Russell Goulbourne is incoming Dean of the Faculty of Arts and Professor of French Literature at The University of Melbourne. He has published widely on Voltaire and is part of the editorial team responsible for bringing to fruition the first modern critical edition of The Complete Works of Voltaire, published by the Voltaire Foundation at the University of Oxford.
19 November 2019
Alexis de Tocqueville, Democracy in America (1835 and 1840)
Presented by Associate Professor Tim Lynch
Democracy in America is the most important book ever written about the United States. Alexis de Tocqueville was only 29 when he toured America - an adventure that nearly killed him. He came home to France to write a remarkable book (published in two-parts, in 1835 and 1840) which continues to inform our understanding of the most powerful nation in world history. Democracy remains especially relevant in the Trump era. Our masterclass will consider how the book came to be written, what it tells us about the United States, and whether Tocqueville’s hopes and fears for democracy have been realised.

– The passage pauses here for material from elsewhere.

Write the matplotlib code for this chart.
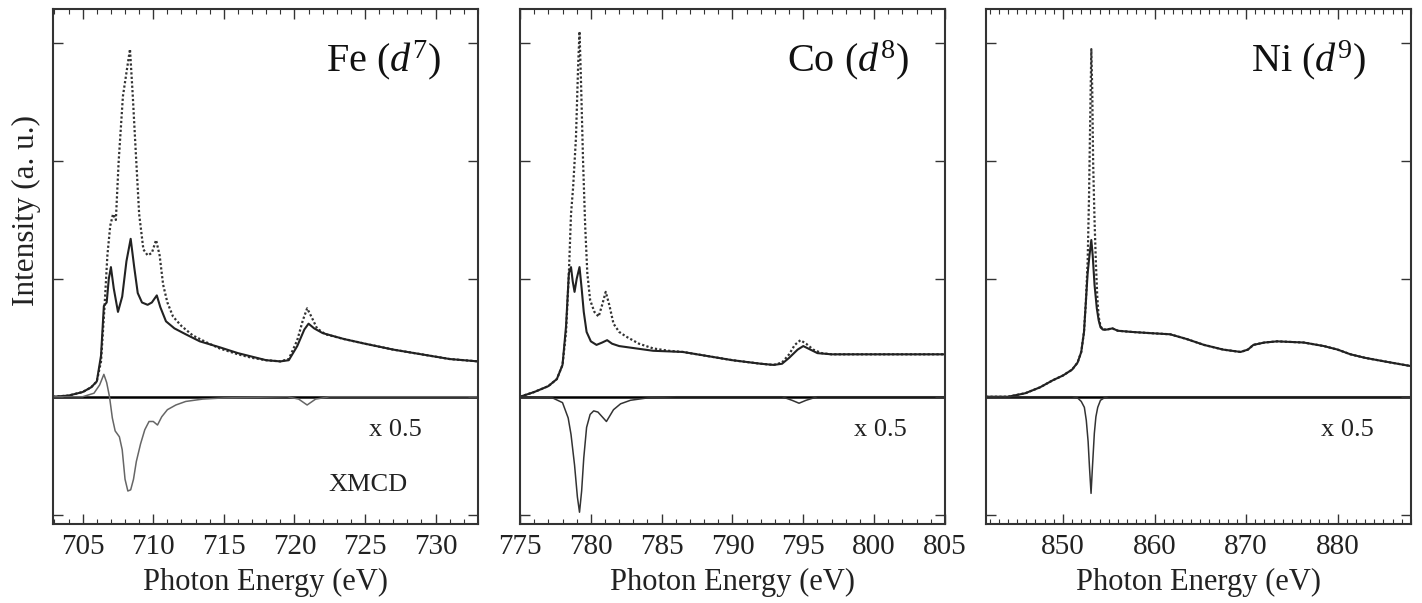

Tim Lynch is Associate Professor in American Politics in the School of Social and Political Sciences at The University of Melbourne. Tim specialises in the history, politics and ideology of American foreign policy. His books include Turf War: the Clinton Administration and Northern Ireland (Ashgate, 2004) and US Foreign Policy and Democracy Promotion (Routledge, 2013). His co-authored book (with RS Singh), After Bush: The Case for Continuity in American Foreign Policy (Cambridge, 2008), won the Richard Neustadt Book Prize and became a best-selling international security text. He is editor of the two-volume Oxford Encyclopedia of American Military and Diplomatic History (2013). He is currently writing a Cambridge history of post-Cold War US foreign policy.
Tim was Director of the Graduate School of Humanities and Social Sciences at Melbourne from 2013-2017. In this role, he oversaw the largest expansion in graduate student recruitment in the Faculty’s history. He is creator and convenor of the 10 Great Books Melbourne Masterclass.